Donald Lutz Rumors

Reds Release Donald Lutz

The Reds have released first baseman/outfielder Donald Lutz, the club announced. His 40-man spot was needed for the promotion of Ivan DeJesus Jr., who is filling in for the injured Marlon Byrd.

Lutz entered the year rated as Cincinnati’s 28th-best prospect, in the eyes of Baseball America, after reaching as high as 16th on that list in prior seasons. As C. Trent Rosecrans of the Cincinnati Enquirer notes on Twitter, Lutz underwent Tommy John surgery a month ago.

While he’s only seen 113 largely unsuccessful plate appearances in the big leagues, and was off to a rough start this year prior to his surgery, Lutz has generally put up appealing batting lines throughout his minor league career. His primary strength is in the power department, and he owns a cumulative MiLB slugging percentage of .470.

Lutz is most notable, of course, for being the first major league ballplayer who was developed in Germany. While he was born in the United States, his family moved to Germany when he was just one year old, and he played there until signing as an international free agent back in 2007.

NL Central Notes: Brewers, Lutz, Edwards

The Brewers‘ decision to designate Luis Jimenez for assignment was mostly the result of Jimenez’s poor fit for the team’s current situation,’s Adam McCalvy reports. The team had hoped to use Jimenez as a late-inning defensive replacement for the aging Aramis Ramirez, but there turned out to be few situations in which he came in handy. “Unfortunately, we thought the season would go differently so far and I would use him in a different role,” says manager Ron Roenicke. “Because we’re always behind, his role hasn’t become important.” Here’s more from the NL Central.

  • The Reds have announced that outfielder/first baseman Donald Lutz has had Tommy John surgery after sustaining an elbow injury last week. The 26-year-old Lutz was hitting .190/.292/.262 in 48 plate appearances for Triple-A Louisville and struggled in brief stints with the Reds in 2013 and 2014, although he’s generally hit for good power in the minor leagues. He remains on the Reds’ 40-man roster.
  • The Cubs are having pitching prospect C.J. Edwards (a key component of the 2013 Matt Garza deal) begin his season in the bullpen, Gordon Wittenmyer writes for Baseball America (subscription-only). The Cubs still could use Edwards as a starter in the future, however. “We certainly in no way, shape or form have given up on him as a starter, but we also realize we’ll probably have to manage his innings a little bit this year,” says GM Jed Hoyer. Edwards pitched only 53 2/3 innings last season while dealing with a shoulder issue (although he added 15 innings in the Arizona Fall League), and his innings will be limited again in 2015. Having him begin his season in the bullpen will allow the Cubs to determine later in the season whether to move him back into a starting role. Edwards has struggled so far at Double-A Tennessee, striking out 11 batters but walking ten in 9 2/3 innings.

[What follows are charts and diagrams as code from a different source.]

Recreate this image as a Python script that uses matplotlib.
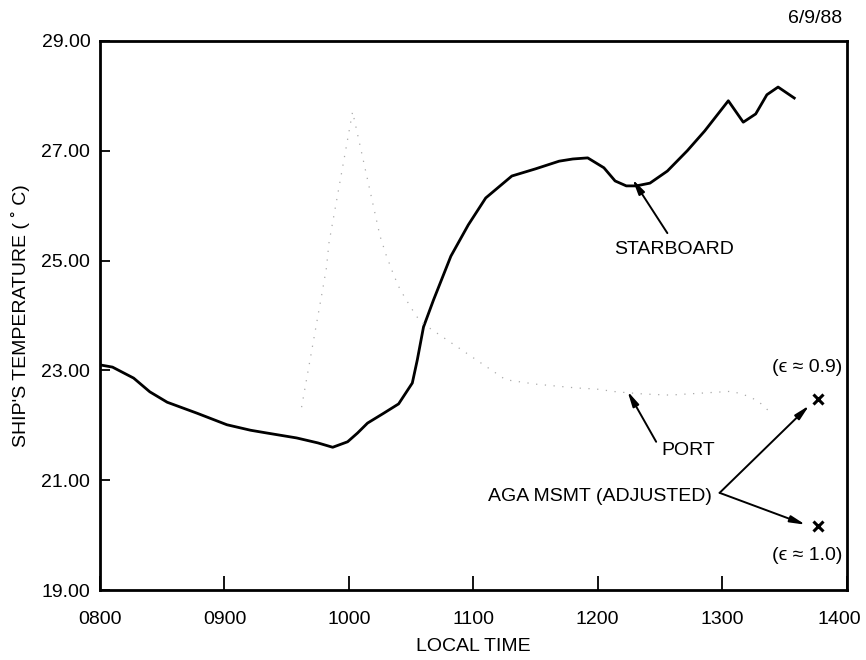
import matplotlib.pyplot as plt
from matplotlib.transforms import ScaledTranslation

plt.rcParams['font.family'] = ['Liberation Sans', 'DejaVu Sans']

# local time in decimal hours, temperatures in deg C
starboard_time = [8.00, 8.10, 8.27, 8.40, 8.54, 8.78, 9.02, 9.21, 9.34, 9.58, 9.75, 9.87,
                  9.99, 10.07, 10.15, 10.28, 10.40, 10.51, 10.55, 10.60, 10.68, 10.82,
                  10.96, 11.10, 11.31, 11.50, 11.69, 11.80, 11.92, 12.05, 12.14, 12.23,
                  12.31, 12.42, 12.56, 12.72, 12.86, 13.05, 13.17, 13.27, 13.36, 13.45, 13.58]
starboard_temp = [23.10, 23.06, 22.86, 22.61, 22.42, 22.22, 22.01, 21.91, 21.86, 21.77, 21.68, 21.60,
                  21.70, 21.86, 22.04, 22.22, 22.39, 22.77, 23.19, 23.79, 24.28, 25.08,
                  25.65, 26.14, 26.54, 26.67, 26.81, 26.85, 26.87, 26.69, 26.45, 26.36,
                  26.36, 26.41, 26.63, 27.00, 27.36, 27.91, 27.52, 27.67, 28.02, 28.16, 27.96]

port_time = [9.62, 9.79, 9.82, 9.84, 10.03, 10.25, 10.30, 10.36, 10.41, 10.50, 10.57, 10.61,
             11.26, 11.50, 11.83, 11.99, 12.15, 12.37, 12.58, 12.72, 13.08, 13.21, 13.29, 13.40]
port_temp = [22.33, 24.48, 24.87, 25.32, 27.71, 25.45, 25.10, 24.74, 24.48, 24.14, 23.90, 23.83,
             22.83, 22.75, 22.68, 22.66, 22.61, 22.57, 22.55, 22.57, 22.62, 22.53, 22.44, 22.21]

aga_time = [13.77, 13.77]
aga_temp = [22.48, 20.17]
aga_labels = ['(\u03f5 \u2248 0.9)', '(\u03f5 \u2248 1.0)']

x_ticks = [8, 9, 10, 11, 12, 13, 14]
x_labels = ['0800', '0900', '1000', '1100', '1200', '1300', '1400']
y_ticks = [19, 21, 23, 25, 27, 29]

fs = 14

fig = plt.figure(figsize=(8.66, 6.6), dpi=100)
ax = fig.add_axes([0.1155, 0.106, 0.862, 0.832])

ax.plot(starboard_time, starboard_temp, color='black', lw=2)
ax.plot(port_time, port_temp, color='#aaaaaa', lw=0.9, linestyle=(0, (1, 6)))
ax.plot(aga_time, aga_temp, 'x', color='black', ms=7, mew=2.2)

ax.set_xlim(8, 14)
ax.set_ylim(19, 29)
ax.set_xticks(x_ticks)
ax.set_xticklabels(x_labels)
ax.set_yticks(y_ticks)
ax.set_yticklabels([f'{v:.2f}' for v in y_ticks])
ax.tick_params(axis='x', direction='in', length=10, width=1.3, labelsize=fs, pad=15)
ax.tick_params(axis='y', direction='in', length=7, width=1.3, labelsize=fs, pad=7)
for side in ax.spines.values():
    side.set_linewidth(2)

# keep the last time label inside the figure
last = ax.get_xticklabels()[-1]
last.set_transform(last.get_transform() + ScaledTranslation(-5 / 72, 0, fig.dpi_scale_trans))

ax.set_xlabel('LOCAL TIME', fontsize=fs, labelpad=7)
ax.set_ylabel("SHIP'S TEMPERATURE ( \u02da C)", fontsize=fs, labelpad=8)

arrow = dict(arrowstyle='-|>,head_length=0.9,head_width=0.2', color='black', lw=1.4,
             shrinkA=0, shrinkB=0)

ax.annotate('', xy=(12.28, 26.48), xytext=(12.56, 25.50), arrowprops=arrow)
ax.text(12.61, 25.20, 'STARBOARD', ha='center', va='center', fontsize=fs)

ax.annotate('', xy=(12.24, 22.62), xytext=(12.47, 21.70), arrowprops=arrow)
ax.text(12.73, 21.54, 'PORT', ha='center', va='center', fontsize=fs)

vertex = (12.98, 20.77)
ax.annotate('', xy=(13.70, 22.36), xytext=vertex, arrowprops=arrow)
ax.annotate('', xy=(13.67, 20.19), xytext=vertex, arrowprops=arrow)
ax.text(12.92, 20.70, 'AGA MSMT (ADJUSTED)', ha='right', va='center', fontsize=fs)

ax.text(13.68, 23.06, aga_labels[0], ha='center', va='center', fontsize=fs)
ax.text(13.68, 19.62, aga_labels[1], ha='center', va='center', fontsize=fs)

fig.text(0.973, 0.972, '6/9/88', ha='right', va='center', fontsize=fs)

fig.savefig('out.png', dpi=100)
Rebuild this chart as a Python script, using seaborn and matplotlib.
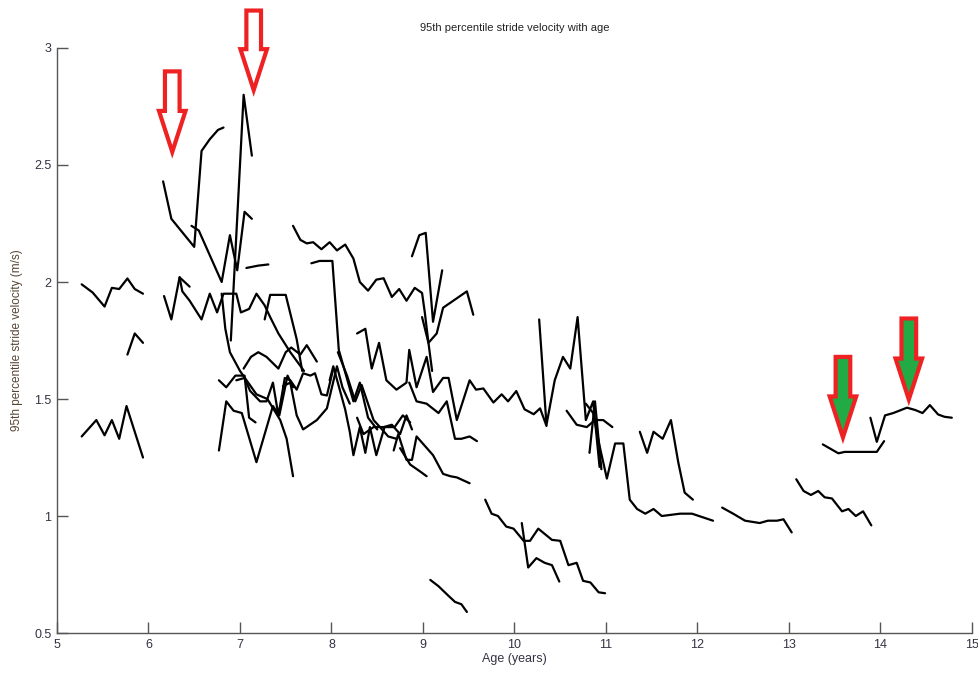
import matplotlib
matplotlib.use("Agg")
import matplotlib.pyplot as plt
from matplotlib.patches import FancyArrow
from matplotlib.ticker import FuncFormatter
import numpy as np
import pandas as pd
import seaborn as sns

# === Per-child traces: age (years) and 95th percentile stride velocity (m/s) ===
ages = [
    [5.27, 5.39, 5.52, 5.60, 5.68, 5.77, 5.85, 5.94],
    [5.77, 5.85, 5.94],
    [5.27, 5.43, 5.52, 5.60, 5.68, 5.76, 5.85, 5.94],
    [6.16, 6.25, 6.50, 6.58, 6.67, 6.76, 6.82],
    [6.47, 6.55, 6.80, 6.89, 6.97, 7.05, 7.13],
    [6.90, 7.04, 7.13],
    [6.17, 6.25, 6.34, 6.45],
    [6.34, 6.37, 6.45, 6.58, 6.67, 6.75, 6.82, 6.96, 7.01, 7.10, 7.18, 7.27, 7.33, 7.42, 7.55, 7.70],
    [7.07, 7.20, 7.31],
    [7.27, 7.33, 7.50, 7.62, 7.68],
    [6.80, 6.84, 6.89, 7.00, 7.18, 7.30, 7.44, 7.51, 7.58],
    [6.77, 6.85, 6.93, 7.02, 7.18, 7.36, 7.43, 7.52, 7.58],
    [6.77, 6.85, 6.95, 7.05, 7.10, 7.17],
    [7.04, 7.12, 7.20, 7.29, 7.42, 7.50, 7.56, 7.66, 7.73, 7.84],
    [6.96, 7.05, 7.11, 7.22, 7.29, 7.36, 7.42, 7.49, 7.55, 7.62, 7.69, 7.77, 7.82, 7.89, 7.95, 8.02],
    [7.47, 7.55, 7.62, 7.69, 7.84, 7.95, 8.06, 8.12, 8.20],
    [7.58, 7.66, 7.73, 7.80, 7.89, 7.98, 8.06, 8.15, 8.24, 8.31, 8.40, 8.49, 8.57, 8.66, 8.74, 8.82,
     8.91, 8.99, 9.02, 9.06, 9.10],
    [7.78, 7.87, 8.01, 8.08, 8.24, 8.31, 8.40, 8.50],
    [8.88, 8.96, 9.03, 9.11, 9.21],
    [8.99, 9.06, 9.15, 9.22, 9.48, 9.55],
    [8.28, 8.37, 8.44, 8.52, 8.60, 8.71, 8.82, 8.85, 8.93, 9.04, 9.11, 9.22, 9.28, 9.37, 9.51, 9.58,
     9.66, 9.77, 9.86, 9.93, 10.02, 10.11, 10.21, 10.28, 10.35],
    [10.27, 10.35, 10.44, 10.53, 10.61, 10.69, 10.78, 10.86, 10.93],
    [8.85, 8.93, 9.04, 9.17, 9.26, 9.35, 9.42, 9.51, 9.59],
    [10.57, 10.68, 10.79, 10.88, 10.97, 11.07],
    [10.78, 10.86, 10.93, 11.01, 11.10, 11.19, 11.26, 11.34, 11.43, 11.52, 11.61, 11.81, 11.94, 12.17],
    [10.82, 10.88, 10.95],
    [11.37, 11.45, 11.52, 11.62, 11.71, 11.79, 11.86, 11.95],
    [9.68, 9.75, 9.82, 9.91, 9.99, 10.10, 10.17, 10.26, 10.41, 10.50, 10.59, 10.68, 10.75, 10.83,
     10.92, 10.99],
    [10.08, 10.15, 10.24, 10.33, 10.41, 10.49],
    [9.08, 9.17, 9.26, 9.35, 9.42, 9.48],
    [12.27, 12.39, 12.52, 12.68, 12.77, 12.87, 12.94, 13.03],
    [13.08, 13.16, 13.24, 13.32, 13.39, 13.47, 13.58, 13.65, 13.73, 13.81, 13.90],
    [13.37, 13.54, 13.61, 13.96, 14.04],
    [13.89, 13.96, 14.05, 14.14, 14.29, 14.38, 14.46, 14.54, 14.63, 14.70, 14.78],
    [8.68, 8.73, 8.82, 8.88, 8.93, 9.11, 9.22, 9.30, 9.37, 9.51],
    [8.75, 8.86, 8.97, 9.04],
    [8.07, 8.17, 8.26, 8.33, 8.46, 8.53, 8.62, 8.71],
    [7.98, 8.02, 8.15, 8.20, 8.24, 8.31, 8.37, 8.42, 8.49, 8.58, 8.69, 8.78, 8.86],
    [8.28, 8.35, 8.46, 8.57, 8.66, 8.75, 8.82, 8.88],
]
velocities = [
    [1.99, 1.955, 1.895, 1.975, 1.97, 2.015, 1.97, 1.95],
    [1.69, 1.78, 1.74],
    [1.34, 1.41, 1.345, 1.41, 1.33, 1.47, 1.36, 1.25],
    [2.43, 2.27, 2.15, 2.56, 2.61, 2.65, 2.66],
    [2.24, 2.22, 2.00, 2.20, 2.05, 2.30, 2.27],
    [1.75, 2.80, 2.54],
    [1.94, 1.84, 2.02, 1.98],
    [2.02, 1.96, 1.92, 1.84, 1.95, 1.87, 1.95, 1.95, 1.87, 1.885, 1.95, 1.90, 1.85, 1.78, 1.70, 1.62],
    [2.06, 2.07, 2.075],
    [1.84, 1.945, 1.945, 1.755, 1.62],
    [1.95, 1.80, 1.70, 1.62, 1.52, 1.50, 1.41, 1.33, 1.17],
    [1.28, 1.49, 1.45, 1.44, 1.23, 1.47, 1.43, 1.60, 1.55],
    [1.58, 1.55, 1.60, 1.60, 1.42, 1.40],
    [1.63, 1.68, 1.70, 1.68, 1.63, 1.70, 1.72, 1.69, 1.73, 1.66],
    [1.58, 1.59, 1.535, 1.49, 1.49, 1.57, 1.43, 1.59, 1.58, 1.54, 1.61, 1.60, 1.61, 1.52, 1.515, 1.63],
    [1.555, 1.57, 1.43, 1.37, 1.41, 1.46, 1.64, 1.55, 1.48],
    [2.24, 2.18, 2.165, 2.17, 2.14, 2.17, 2.135, 2.16, 2.10, 2.00, 1.963, 2.01, 2.016, 1.936, 1.97,
     1.92, 1.975, 1.953, 1.87, 1.74, 1.62],
    [2.08, 2.09, 2.09, 1.71, 1.49, 1.57, 1.42, 1.37],
    [2.11, 2.20, 2.21, 1.83, 2.05],
    [1.85, 1.74, 1.78, 1.89, 1.96, 1.86],
    [1.78, 1.80, 1.63, 1.74, 1.58, 1.54, 1.57, 1.71, 1.55, 1.68, 1.53, 1.59, 1.59, 1.41, 1.58, 1.54,
     1.545, 1.485, 1.52, 1.49, 1.534, 1.456, 1.435, 1.46, 1.385],
    [1.84, 1.39, 1.58, 1.68, 1.63, 1.85, 1.41, 1.49, 1.21],
    [1.57, 1.49, 1.48, 1.44, 1.49, 1.33, 1.33, 1.34, 1.32],
    [1.45, 1.39, 1.38, 1.41, 1.41, 1.38],
    [1.48, 1.44, 1.30, 1.16, 1.31, 1.31, 1.07, 1.03, 1.01, 1.03, 1.00, 1.01, 1.01, 0.98],
    [1.27, 1.49, 1.20],
    [1.36, 1.27, 1.36, 1.33, 1.41, 1.23, 1.10, 1.07],
    [1.07, 1.01, 1.00, 0.955, 0.946, 0.894, 0.894, 0.946, 0.898, 0.894, 0.79, 0.80, 0.723, 0.716,
     0.674, 0.67],
    [0.97, 0.78, 0.82, 0.80, 0.79, 0.72],
    [0.727, 0.70, 0.666, 0.633, 0.623, 0.59],
    [1.036, 1.01, 0.98, 0.97, 0.98, 0.98, 0.986, 0.93],
    [1.157, 1.107, 1.09, 1.107, 1.08, 1.075, 1.02, 1.03, 1.00, 1.02, 0.96],
    [1.306, 1.268, 1.274, 1.274, 1.32],
    [1.42, 1.317, 1.43, 1.44, 1.463, 1.453, 1.44, 1.474, 1.434, 1.424, 1.42],
    [1.28, 1.35, 1.24, 1.24, 1.34, 1.26, 1.18, 1.17, 1.165, 1.14],
    [1.29, 1.22, 1.19, 1.17],
    [1.70, 1.60, 1.49, 1.56, 1.41, 1.38, 1.34, 1.33],
    [1.58, 1.64, 1.455, 1.36, 1.26, 1.38, 1.27, 1.38, 1.26, 1.38, 1.38, 1.43, 1.40],
    [1.42, 1.35, 1.38, 1.38, 1.39, 1.35, 1.43, 1.37],
]

# arrow annotations: (age, top, tip)
red_arrows = [(6.26, 2.90, 2.556), (7.15, 3.16, 2.82)]
green_arrows = [(13.59, 1.68, 1.336), (14.31, 1.844, 1.498)]

rows = []
for sid, (a, v) in enumerate(zip(ages, velocities)):
    for x, y in zip(a, v):
        rows.append({"subject": sid, "age": x, "vel": y})
df = pd.DataFrame(rows)

sns.set_style("ticks")
plt.rcParams["font.family"] = ["Liberation Sans", "DejaVu Sans"]

fig = plt.figure(figsize=(9.79, 6.73), dpi=100)
ax = fig.add_axes([0.0582, 0.0594, 0.9346, 0.8693])

sns.lineplot(data=df, x="age", y="vel", units="subject", estimator=None,
             sort=False, color="black", linewidth=1.6, ax=ax, legend=False)

# arrows
for xc, top, tip in red_arrows + green_arrows:
    fill = "white" if (xc, top, tip) in red_arrows else "#22aa44"
    arr = FancyArrow(xc, top, 0, tip - top, width=0.16, head_width=0.29,
                     head_length=0.175, length_includes_head=True,
                     facecolor=fill, edgecolor="#ee2222", linewidth=3.0,
                     clip_on=False, zorder=5)
    ax.add_patch(arr)

ax.set_xlim(5, 15)
ax.set_ylim(0.5, 3)
ax.set_xticks(np.arange(5, 16, 1))
ax.set_yticks([0.5, 1, 1.5, 2, 2.5, 3])
ax.yaxis.set_major_formatter(FuncFormatter(lambda v, p: f"{v:g}"))

sns.despine(ax=ax)
for s in ["left", "bottom"]:
    ax.spines[s].set_color("#555555")
    ax.spines[s].set_linewidth(1.0)
ax.tick_params(direction="in", length=8, width=1.0, color="#555555",
               labelsize=9, labelcolor="#333344", pad=4)

ax.set_xlabel("Age (years)", fontsize=9, color="#333344", labelpad=2)
ax.set_ylabel("95th percentile stride velocity (m/s)", fontsize=8.5,
              color="#554433", labelpad=8)
ax.set_title("95th percentile stride velocity with age", fontsize=8,
             color="#222222", pad=12)

fig.savefig("out.png", dpi=100)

NL Notes: Pence, Rockies, Lutz

Hunter Pence felt guilty after being traded from the Phillies to the Giants last season, Ryan Lawrence of the Philadelphia Daily News reports. "To be honest with you, I felt really guilty," says Pence. "I was heavily invested in bringing the Phillies back, and it felt like… I felt guilty. I felt like it was my fault that it fell apart." Pence hit .271/.336/.447 for the Phillies in 2012, and the team was 45-56 when it dealt Pence near the end of July. Here are more notes from around the National League.

  • The Rockies are off to a surprising start, but Jeff Francis and Juan Nicasio haven't been positive parts of it, and it remains to be seen how long they'll be in the rotation, the Denver Post's Troy Renck writes. Francis has a 7.27 ERA thus far, and Nicasio has only lasted longer than five innings once this season.
  • The Rockies might have payroll flexibility to take on salary in a trade for a starter at midseason, Ken Rosenthal of FOX Sports reports. But that payroll flexibility will be tied to increased revenue, a club official says.
  • Outfielder Donald Lutz of the Reds, who made his big-league debut last week, is likely the first German-raised player in MLB history, says Jon Morosi of FOX Sports. Lutz was born in the U.S., and his father is American, but his mother is German, and Lutz moved to Germany as a baby. Morosi points out that Germany lags behind the Netherlands and Italy in its development of baseball players, but that could easily change, since Germany is so populous.